Listening to the president lay out his new plan, Farr was clearly reminded that this president has consistently pushed the boundaries of his power, especially in regards to this war.

“Bush believes it’s within his power to act unilaterally. This bill is about Congress’s authority in a time of war”.

“He believes it’s within his power to act unilaterally,” Farr said. “This bill is about Congress’s authority in a time of war to advise and consent.”

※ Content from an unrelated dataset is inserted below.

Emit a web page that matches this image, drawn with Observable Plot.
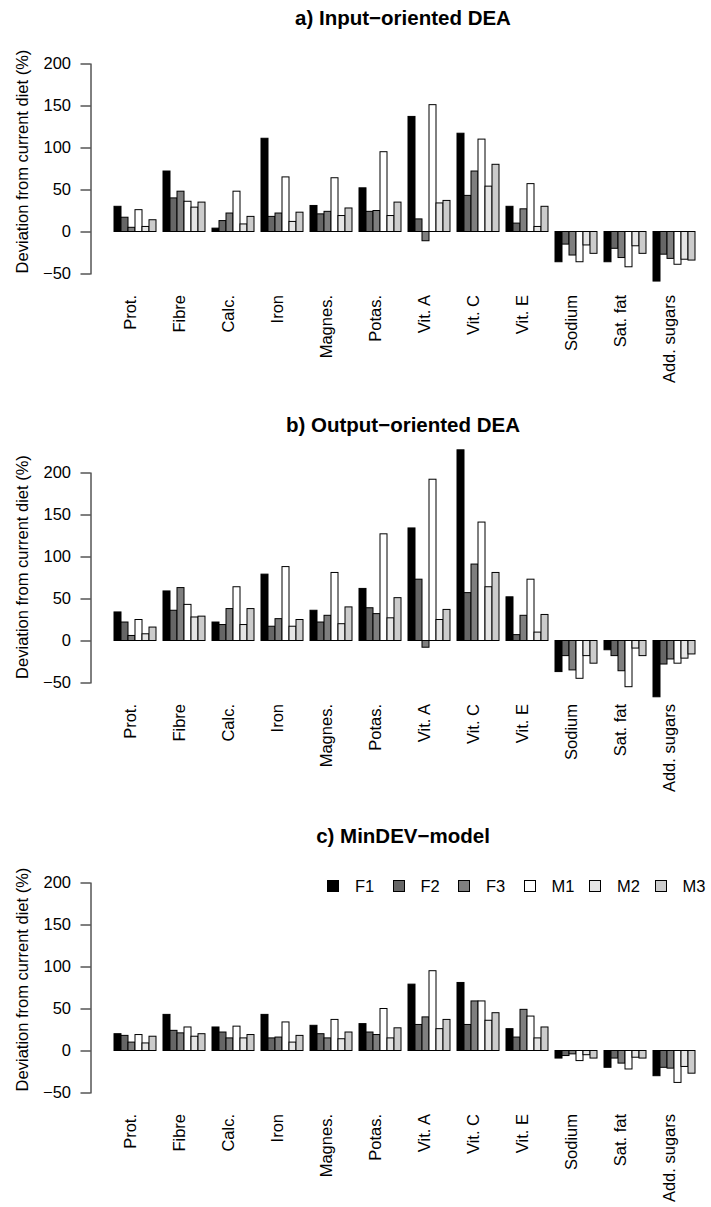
<!DOCTYPE html>
<html>
<head>
<meta charset="utf-8">
<script src="https://cdn.jsdelivr.net/npm/d3@7"></script>
<script src="https://cdn.jsdelivr.net/npm/@observablehq/plot@0.6"></script>
<style>
  html, body { margin: 0; padding: 0; background: #fff; }
  #root { position: relative; width: 711px; height: 1207px; overflow: hidden;
          font-family: "Liberation Sans", Arial, Helvetica, sans-serif; color: #000; }
  .panel { position: absolute; left: 0; }
  .title { position: absolute; left: 403px; transform: translateX(-50%); font-weight: bold;
           font-size: 20.5px; line-height: 20.5px; white-space: nowrap; }
  .legend { position: absolute; left: 327px; display: flex; font-size: 16.5px; line-height: 16.5px; }
  .item { width: 65.5px; display: flex; align-items: center; }
  .sw { width: 10px; height: 10px; border: 1px solid #000; margin-right: 16px; flex: none; }
</style>
</head>
<body>
<div id="root"></div>
<script>
// ---------- data ----------
const nutrients = ["Prot.", "Fibre", "Calc.", "Iron", "Magnes.", "Potas.", "Vit. A", "Vit. C", "Vit. E", "Sodium", "Sat. fat", "Add. sugars"];
const series = ["F1", "F2", "F3", "M1", "M2", "M3"];
const fills = ["#000000", "#666666", "#7f7f7f", "#ffffff", "#e5e5e5", "#cccccc"];
const yTicks = [-50, 0, 50, 100, 150, 200];
const yLabel = "Deviation from current diet (%)";
const titles = ["a) Input\u2212oriented DEA", "b) Output\u2212oriented DEA", "c) MinDEV\u2212model"];

// a) Input-oriented DEA
const inputF1 = [30, 72, 4, 111, 31, 52, 137, 117, 30, -36, -36, -59];
const inputF2 = [17, 40, 13, 18, 21, 24, 15, 43, 10, -15, -20, -27];
const inputF3 = [5, 48, 22, 22, 24, 25, -11, 72, 27, -28, -31, -32];
const inputM1 = [26, 36, 48, 65, 64, 95, 151, 110, 57, -36, -42, -39];
const inputM2 = [6, 29, 9, 12, 19, 19, 34, 54, 6, -16, -17, -33];
const inputM3 = [14, 35, 18, 23, 28, 35, 37, 80, 30, -26, -26, -34];

// b) Output-oriented DEA
const outputF1 = [34, 59, 22, 79, 36, 62, 134, 227, 52, -37, -11, -67];
const outputF2 = [22, 36, 19, 17, 22, 39, 73, 57, 7, -18, -18, -28];
const outputF3 = [6, 63, 38, 26, 30, 32, -8, 91, 30, -35, -36, -22];
const outputM1 = [25, 43, 64, 88, 81, 127, 192, 141, 73, -45, -55, -27];
const outputM2 = [8, 28, 19, 17, 20, 27, 25, 64, 10, -18, -9, -21];
const outputM3 = [16, 29, 38, 25, 40, 51, 37, 81, 31, -27, -18, -16];

// c) MinDEV-model
const mindevF1 = [20, 43, 28, 43, 30, 32, 79, 81, 26, -9, -20, -30];
const mindevF2 = [18, 24, 22, 15, 20, 22, 31, 31, 16, -6, -9, -20];
const mindevF3 = [10, 21, 15, 16, 15, 19, 40, 59, 49, -4, -15, -21];
const mindevM1 = [19, 28, 29, 34, 37, 50, 95, 59, 41, -12, -22, -38];
const mindevM2 = [9, 17, 15, 10, 14, 15, 26, 36, 15, -5, -8, -19];
const mindevM3 = [17, 20, 19, 18, 22, 27, 37, 45, 28, -9, -9, -27];

// ---------- build ----------
function rows(arrays) {
  const out = [];
  nutrients.forEach((n, i) => series.forEach((s, j) =>
    out.push({nutrient: n, series: s, key: n + "|" + s, value: arrays[j][i]})));
  return out;
}
const slotDomain = nutrients.flatMap(n => [n + "|gap", ...series.map(s => n + "|" + s)]);
const font = '"Liberation Sans", Arial, Helvetica, sans-serif';

function panel(arrays, cfg) {
  return Plot.plot({
    width: 711,
    height: cfg.height,
    marginTop: cfg.mt,
    marginBottom: cfg.mb,
    marginLeft: 90.5,
    marginRight: 10,
    style: {fontFamily: font, fontSize: "16.5px", color: "#000", background: "transparent", overflow: "visible"},
    x: {domain: slotDomain, range: [106.5, 694.5], padding: 0, axis: null},
    y: {domain: [-50, 200]},
    color: {domain: series, range: fills},
    marks: [
      Plot.barY(rows(arrays), {x: "key", y: "value", fill: "series", stroke: "#000", strokeWidth: 1, inset: 0}),
      Plot.axisY({ticks: yTicks, tickSize: 10, tickPadding: 10, label: null, fontSize: 16.5}),
      Plot.frame({anchor: "left", stroke: "#000"}),
      Plot.text(nutrients, {x: d => d + "|F3", dx: 3.5, frameAnchor: "bottom", dy: 21, rotate: -90,
                            textAnchor: "end", text: d => d, fontSize: 16.5}),
      Plot.text([yLabel], {frameAnchor: "left", textAnchor: "middle", dx: -68.5, dy: cfg.labelDy,
                           rotate: -90, fontSize: 16.5})
    ]
  });
}

const root = document.getElementById("root");
const cfgs = [
  {top: 0,   height: 400, mt: 63.5, mb: 126.5, labelDy: -7.5, titleTop: 7.6},
  {top: 400, height: 410, mt: 72.5, mb: 127.5, labelDy: -11, titleTop: 414.6},
  {top: 810, height: 397, mt: 72.5, mb: 114.5, labelDy: -8.5, titleTop: 825.6}
];
const data = [
  [inputF1, inputF2, inputF3, inputM1, inputM2, inputM3],
  [outputF1, outputF2, outputF3, outputM1, outputM2, outputM3],
  [mindevF1, mindevF2, mindevF3, mindevM1, mindevM2, mindevM3]
];
cfgs.forEach((cfg, i) => {
  const wrap = document.createElement("div");
  wrap.className = "panel";
  wrap.style.top = cfg.top + "px";
  wrap.appendChild(panel(data[i], cfg));
  root.appendChild(wrap);
  const t = document.createElement("div");
  t.className = "title";
  t.style.top = cfg.titleTop + "px";
  t.textContent = titles[i];
  root.appendChild(t);
});

// legend (panel c)
const legend = document.createElement("div");
legend.className = "legend";
legend.style.top = "878px";
series.forEach((s, j) => {
  const it = document.createElement("div");
  it.className = "item";
  const sw = document.createElement("div");
  sw.className = "sw";
  sw.style.background = fills[j];
  const lb = document.createElement("span");
  lb.textContent = s;
  it.appendChild(sw);
  it.appendChild(lb);
  legend.appendChild(it);
});
root.appendChild(legend);
</script>
</body>
</html>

Farr says he rushed the bill to the floor without even bothering with the usual protocol of seeking co-sponsors—only two House members, Dennis Kucinich and Lynn Woolsey, have signed on. But even though HR 413 is doomed as legislation, Farr promises that it will have an impact as one piece of a bigger Democratic strategy to wrest some control of foreign policy from the Bush administration.

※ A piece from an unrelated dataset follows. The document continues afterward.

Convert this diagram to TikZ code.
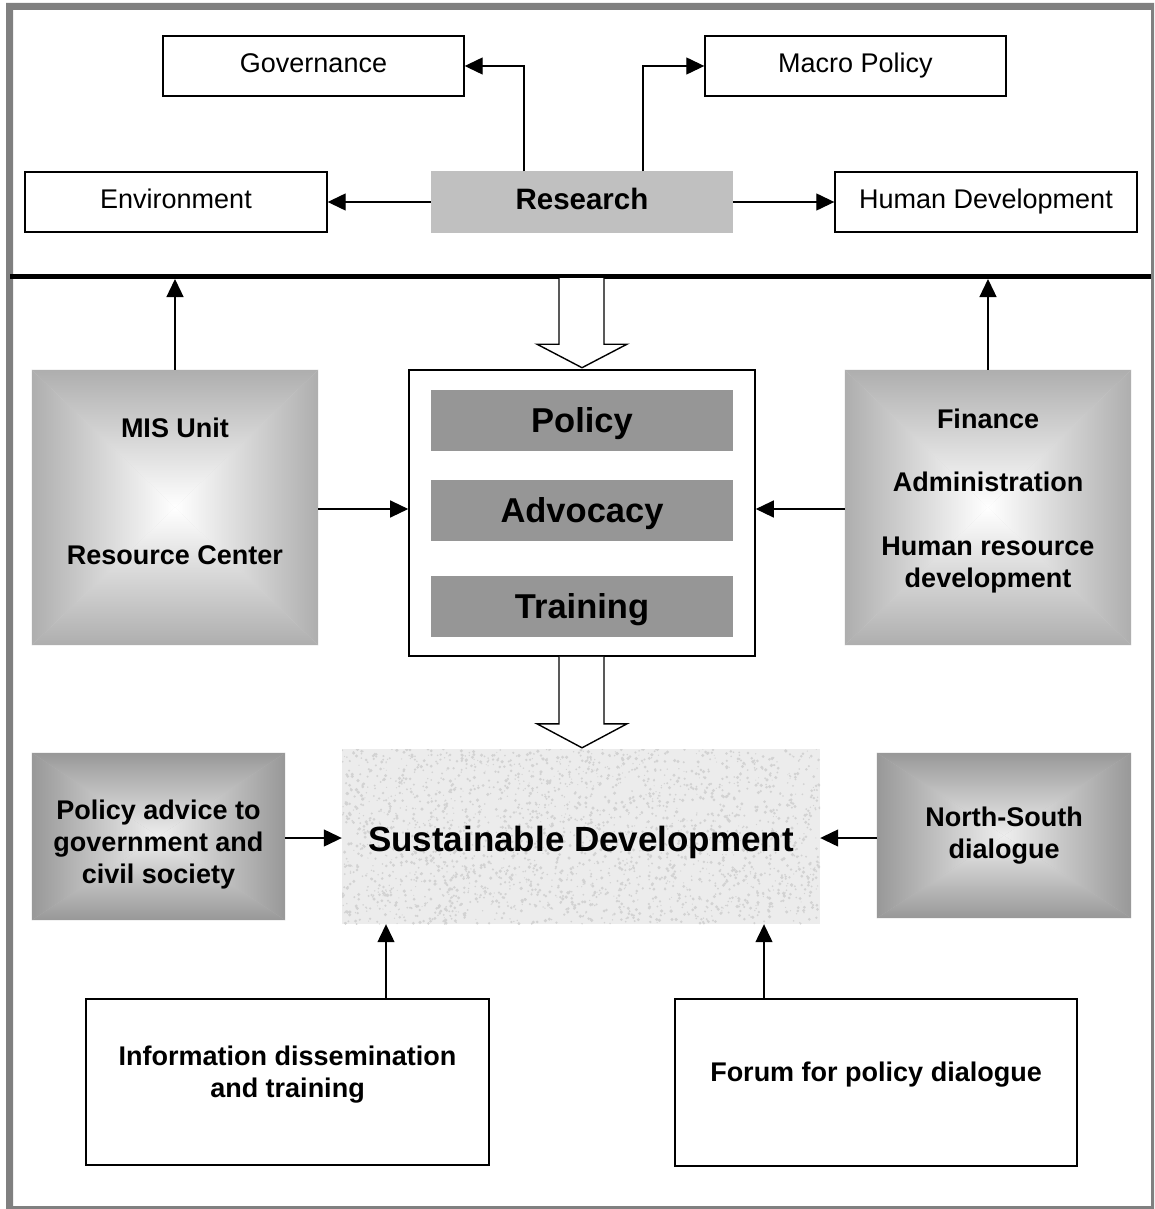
\documentclass[tikz,border=0pt]{standalone}
\usepackage{fontspec}
\setmainfont{Liberation Sans}
\usetikzlibrary{arrows.meta,calc}
\definecolor{framegray}{RGB}{128,128,128}
\definecolor{resgray}{RGB}{192,192,192}
\definecolor{dkgray}{RGB}{150,150,150}
\definecolor{edgeA}{RGB}{174,174,174}
\definecolor{midA}{RGB}{215,215,215}
\definecolor{edgeB}{RGB}{152,152,152}
\definecolor{midB}{RGB}{192,192,192}
\definecolor{centB}{RGB}{238,238,238}
\definecolor{sdbase}{RGB}{236,236,236}
\definecolor{sddot}{RGB}{210,210,210}
\tikzset{
  plainbox/.style={draw, line width=1.4pt, fill=white, inner sep=0pt, align=center, font=\fontsize{27}{32}\selectfont, text height=19.5pt, text depth=5.7pt},
  fillbox/.style={inner sep=0pt, align=center},
  btxt/.style={font=\fontsize{27}{32}\selectfont\bfseries, align=center, inner sep=0pt},
  bigtxt/.style={font=\fontsize{34.5}{40}\selectfont\bfseries, align=center, inner sep=0pt, text height=24.7pt, text depth=0pt},
  arr/.style={line width=1.3pt, -{Triangle[length=18pt,width=17pt]}},
  hollow/.style={draw, line width=1.4pt, fill=white, line join=miter},
}
\newcommand{\pyrshade}[4]{%
  \fill[#3] (#1.north west) rectangle (#1.south east);
  \shade[top color=#2, middle color=#3, bottom color=#4] (#1.north west) -- (#1.north east) -- (#1.center) -- cycle;
  \shade[top color=#4, middle color=#3, bottom color=#2] (#1.south west) -- (#1.south east) -- (#1.center) -- cycle;
  \shade[left color=#2, middle color=#3, right color=#4] (#1.north west) -- (#1.south west) -- (#1.center) -- cycle;
  \shade[left color=#4, middle color=#3, right color=#2] (#1.north east) -- (#1.south east) -- (#1.center) -- cycle;
}
\begin{document}
\begin{tikzpicture}[x=1pt,y=-1pt]
\useasboundingbox (0,0) rectangle (1154,1209);
\fill[white] (0,0) rectangle (1154,1209);
% frame
\fill[framegray, even odd rule] (6,3) rectangle (1154,1209) (13,10) rectangle (1151,1206);
% thick separator
\coordinate (hlL) at (10,276.5);
\coordinate (hlR) at (1151,276.5);
\coordinate (hlB) at (582,279);
\draw[line width=5pt] (hlL) -- (hlR);

% top row
\node[plainbox, minimum width=301pt, minimum height=60pt] (gov) at (313.5,66) {Governance};
\node[plainbox, minimum width=301pt, minimum height=60pt] (macro) at (855.5,66) {Macro Policy};
\node[plainbox, minimum width=302pt, minimum height=60pt] (env) at (176,202) {Environment};
\node[fillbox, fill=resgray, minimum width=302pt, minimum height=61pt, font=\fontsize{29.5}{34}\selectfont\bfseries, text height=21.3pt, text depth=6.2pt] (res) at (582,202) {Research};
\node[plainbox, minimum width=302pt, minimum height=60pt] (hd) at (986,202) {Human Development};

\draw[arr] (res.west) -- (env.east);
\draw[arr] (res.east) -- (hd.west);
\draw[arr] ([xshift=-58pt]res.north) |- (gov.east);
\draw[arr] ([xshift=61pt]res.north) |- (macro.west);

% middle row
\node[fillbox, minimum width=286pt, minimum height=275pt] (mis) at (175,507.5) {};
\pyrshade{mis}{edgeA}{midA}{white}
\node[btxt] (misA) at (175,428) {MIS Unit};
\node[btxt] (misB) at (175,555) {Resource Center};

\node[fillbox, minimum width=286pt, minimum height=275pt] (fin) at (988,507.5) {};
\pyrshade{fin}{edgeA}{midA}{white}
\node[btxt] (finA) at (988,419) {Finance};
\node[btxt] (finB) at (988,482) {Administration};
\node[btxt] (finC) at (988,565) {Human resource\\development};

\node[draw, line width=1.6pt, fill=white, minimum width=346pt, minimum height=286pt, inner sep=0pt] (cbox) at (582,513) {};
\node[fillbox, fill=dkgray, minimum width=302pt, minimum height=61pt] (pol) at (582,420.5) {};
\node[bigtxt] (polT) at (pol.center) {Policy};
\node[fillbox, fill=dkgray, minimum width=302pt, minimum height=61pt] (adv) at (582,510.5) {};
\node[bigtxt] (advT) at (adv.center) {Advocacy};
\node[fillbox, fill=dkgray, minimum width=302pt, minimum height=61pt] (tra) at (582,606.5) {};
\node[bigtxt] (traT) at (tra.center) {Training};

\coordinate (misOut) at (318,509);
\coordinate (finOut) at (845,509);
\draw[arr] (mis.north) -- (mis.north |- hlB);
\draw[arr] (fin.north) -- (fin.north |- hlB);
\draw[arr] (misOut) -- (misOut -| cbox.west);
\draw[arr] (finOut) -- (finOut -| cbox.east);

% hollow arrows
\draw[hollow] ($(cbox.north)+(-23,-91)$) -- ($(cbox.north)+(-23,-25)$) -- ($(cbox.north)+(-45,-25)$) -- ($(cbox.north)+(0,-1.5)$) -- ($(cbox.north)+(45,-25)$) -- ($(cbox.north)+(22,-25)$) -- ($(cbox.north)+(22,-91)$);

% sustainable development texture
\fill[sdbase] (342,749) rectangle (820,924);
\begin{scope}
\clip (342,749) rectangle (820,924);
\pgfmathsetseed{12345}
\foreach \i in {1,...,2600} {
  \fill[sddot] ({342+478*rnd},{749+175*rnd}) circle ({0.5+1.3*rnd});
}
\end{scope}
\node[fillbox, minimum width=478pt, minimum height=175pt] (sd) at (581,836.5) {};
\node[font=\fontsize{35}{40}\selectfont\bfseries, inner sep=0pt, text height=25pt, text depth=0pt] (sdT) at (581,839) {Sustainable Development};

\draw[hollow] ($(cbox.south)+(-23,0)$) -- ($(cbox.south)+(-23,67)$) -- ($(cbox.south)+(-45,67)$) -- ($(cbox.south)+(0,91)$) -- ($(cbox.south)+(45,67)$) -- ($(cbox.south)+(22,67)$) -- ($(cbox.south)+(22,0)$);

% lower side boxes
\node[fillbox, minimum width=253pt, minimum height=167pt] (pa) at (158.5,836.5) {};
\pyrshade{pa}{edgeB}{midB}{centB}
\node[btxt] (paT) at (158.5,845) {Policy advice to\\government and\\civil society};

\node[fillbox, minimum width=254pt, minimum height=165pt] (ns) at (1004,835.5) {};
\pyrshade{ns}{edgeB}{midB}{centB}
\node[btxt] (nsT) at (1004,836) {North-South\\dialogue};

\coordinate (paOut) at (285,838);
\coordinate (nsOut) at (877,838);
\draw[arr] (paOut) -- (paOut -| sd.west);
\draw[arr] (nsOut) -- (nsOut -| sd.east);

% bottom boxes
\node[plainbox, minimum width=403pt, minimum height=166pt] (info) at (287.5,1082) {};
\node[btxt] (infoT) at (287.5,1075) {Information dissemination\\and training};
\node[plainbox, minimum width=402pt, minimum height=167pt] (forum) at (876,1082.5) {};
\node[btxt] (forumT) at (876,1075) {Forum for policy dialogue};

\draw[arr] ([xshift=98.5pt]info.north) -- ([xshift=98.5pt]info.north |- sd.south);
\draw[arr] ([xshift=-112pt]forum.north) -- ([xshift=-112pt]forum.north |- sd.south);
\end{tikzpicture}
\end{document}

“Congress will not be able to direct this war, because that is the president’s job,” Farr says. “But Congress can hold hearings. We can question, and push, and withhold, and debate. And that’s what we are going to do. Aggressively.

“The previous Congress gave the president a blank check. That is never going to happen again. The previous Congress didn’t ask the right questions, didn’t demand a plan, didn’t provide oversight. That’s all changed now. There won’t be any more blank checks.”

• • •

At this time last week, it was possible to believe there was a slim chance that, finally, George Bush was getting it. As we awaited the speech the president was to give last Wednesday, the optimists among us could look upon his firing of Donald Rumsfeld and Gen. George W. Casey, and his appointment of Robert Gates and Lt. Gen. David Petraeus, and hold out a shred of hope—Gates, the new defense secretary, had served as a member of the Iraq Study Group,  and Petraeus, who now commands ground forces in Iraq, is deeply respected, even by critics of the war.

Before he was even halfway through his address to the nation, Bush made it clear that there was no reason to believe he had seen the light. Instead of recognizing the need for a profound shift in strategy, he defended his failed strategy and the ideology that drives it. He did not take the opportunity to embrace the findings of the Iraq Study Group, or the findings of his own generals, and instead he put forward the “surge” idea that had already been roundly dismissed by countless policy analysts and military experts. Rather than make moves toward diplomacy, he poured gasoline on the fire in the region by making barely veiled threats against Iran.

Until now, many Americans, even some of us who opposed the war from the start, have been reluctant to embrace the idea of immediate withdrawal. As awful as this war is, we have had reason to believe that abandoning Iraq would be even worse.

The president’s speech last Wednesday made it clear that the time has come to end this war. Farr’s move last week represents one step toward that end.

“We were told at the start of all this, after 9-11, that this would be a global effort,” Farr says. “And yet in Iraq, we are practically all alone. This should be an international effort. If we step back, I believe the rest of the free world will step up.

“There is no quick and simple solution to this. But we’re going to start.”